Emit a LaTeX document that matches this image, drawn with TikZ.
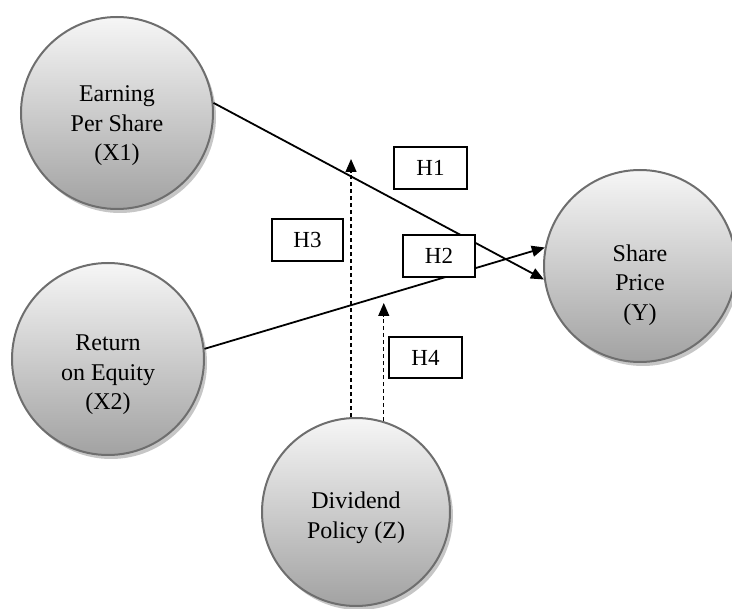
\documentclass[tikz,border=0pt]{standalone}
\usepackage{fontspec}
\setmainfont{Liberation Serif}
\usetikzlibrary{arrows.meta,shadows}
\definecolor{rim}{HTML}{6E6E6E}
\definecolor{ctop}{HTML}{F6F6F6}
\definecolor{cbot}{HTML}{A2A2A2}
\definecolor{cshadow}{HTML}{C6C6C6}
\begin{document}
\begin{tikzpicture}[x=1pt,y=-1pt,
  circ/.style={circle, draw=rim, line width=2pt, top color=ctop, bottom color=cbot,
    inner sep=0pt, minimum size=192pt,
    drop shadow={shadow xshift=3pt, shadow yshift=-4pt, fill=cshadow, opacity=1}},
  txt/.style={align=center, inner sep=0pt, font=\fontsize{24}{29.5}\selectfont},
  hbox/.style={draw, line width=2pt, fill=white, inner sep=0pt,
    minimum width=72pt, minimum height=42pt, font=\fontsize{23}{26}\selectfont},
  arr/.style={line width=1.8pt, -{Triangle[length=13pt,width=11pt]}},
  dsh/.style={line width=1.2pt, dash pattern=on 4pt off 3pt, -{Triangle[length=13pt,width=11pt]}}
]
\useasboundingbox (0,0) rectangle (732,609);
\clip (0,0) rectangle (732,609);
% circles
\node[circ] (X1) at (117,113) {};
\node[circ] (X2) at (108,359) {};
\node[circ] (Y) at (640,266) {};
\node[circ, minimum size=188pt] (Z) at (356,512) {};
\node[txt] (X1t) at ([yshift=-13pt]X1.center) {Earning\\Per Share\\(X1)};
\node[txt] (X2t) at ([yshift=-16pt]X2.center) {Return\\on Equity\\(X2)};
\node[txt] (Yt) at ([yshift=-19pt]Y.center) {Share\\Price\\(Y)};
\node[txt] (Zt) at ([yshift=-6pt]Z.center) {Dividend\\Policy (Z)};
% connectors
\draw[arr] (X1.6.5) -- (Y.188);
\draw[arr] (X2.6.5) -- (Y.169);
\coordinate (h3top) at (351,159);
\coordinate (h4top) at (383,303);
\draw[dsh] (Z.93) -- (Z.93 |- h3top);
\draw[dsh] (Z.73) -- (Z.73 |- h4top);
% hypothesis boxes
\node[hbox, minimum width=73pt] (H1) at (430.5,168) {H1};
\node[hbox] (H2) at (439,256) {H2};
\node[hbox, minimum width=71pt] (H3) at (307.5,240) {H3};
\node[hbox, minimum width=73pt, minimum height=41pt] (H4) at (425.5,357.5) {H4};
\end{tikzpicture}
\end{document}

------------------------------------

| TASK DETAILS |
All of the material above is to be copied exactly, except for its images.

| WRITTEN ANSWER |
Emit a LaTeX document that matches this image, drawn with TikZ.
\documentclass[tikz,border=0pt]{standalone}
\usepackage{fontspec}
\setmainfont{Liberation Serif}
\usetikzlibrary{arrows.meta,shadows}
\definecolor{rim}{HTML}{6E6E6E}
\definecolor{ctop}{HTML}{F6F6F6}
\definecolor{cbot}{HTML}{A2A2A2}
\definecolor{cshadow}{HTML}{C6C6C6}
\begin{document}
\begin{tikzpicture}[x=1pt,y=-1pt,
  circ/.style={circle, draw=rim, line width=2pt, top color=ctop, bottom color=cbot,
    inner sep=0pt, minimum size=192pt,
    drop shadow={shadow xshift=3pt, shadow yshift=-4pt, fill=cshadow, opacity=1}},
  txt/.style={align=center, inner sep=0pt, font=\fontsize{24}{29.5}\selectfont},
  hbox/.style={draw, line width=2pt, fill=white, inner sep=0pt,
    minimum width=72pt, minimum height=42pt, font=\fontsize{23}{26}\selectfont},
  arr/.style={line width=1.8pt, -{Triangle[length=13pt,width=11pt]}},
  dsh/.style={line width=1.2pt, dash pattern=on 4pt off 3pt, -{Triangle[length=13pt,width=11pt]}}
]
\useasboundingbox (0,0) rectangle (732,609);
\clip (0,0) rectangle (732,609);
% circles
\node[circ] (X1) at (117,113) {};
\node[circ] (X2) at (108,359) {};
\node[circ] (Y) at (640,266) {};
\node[circ, minimum size=188pt] (Z) at (356,512) {};
\node[txt] (X1t) at ([yshift=-13pt]X1.center) {Earning\\Per Share\\(X1)};
\node[txt] (X2t) at ([yshift=-16pt]X2.center) {Return\\on Equity\\(X2)};
\node[txt] (Yt) at ([yshift=-19pt]Y.center) {Share\\Price\\(Y)};
\node[txt] (Zt) at ([yshift=-6pt]Z.center) {Dividend\\Policy (Z)};
% connectors
\draw[arr] (X1.6.5) -- (Y.188);
\draw[arr] (X2.6.5) -- (Y.169);
\coordinate (h3top) at (351,159);
\coordinate (h4top) at (383,303);
\draw[dsh] (Z.93) -- (Z.93 |- h3top);
\draw[dsh] (Z.73) -- (Z.73 |- h4top);
% hypothesis boxes
\node[hbox, minimum width=73pt] (H1) at (430.5,168) {H1};
\node[hbox] (H2) at (439,256) {H2};
\node[hbox, minimum width=71pt] (H3) at (307.5,240) {H3};
\node[hbox, minimum width=73pt, minimum height=41pt] (H4) at (425.5,357.5) {H4};
\end{tikzpicture}
\end{document}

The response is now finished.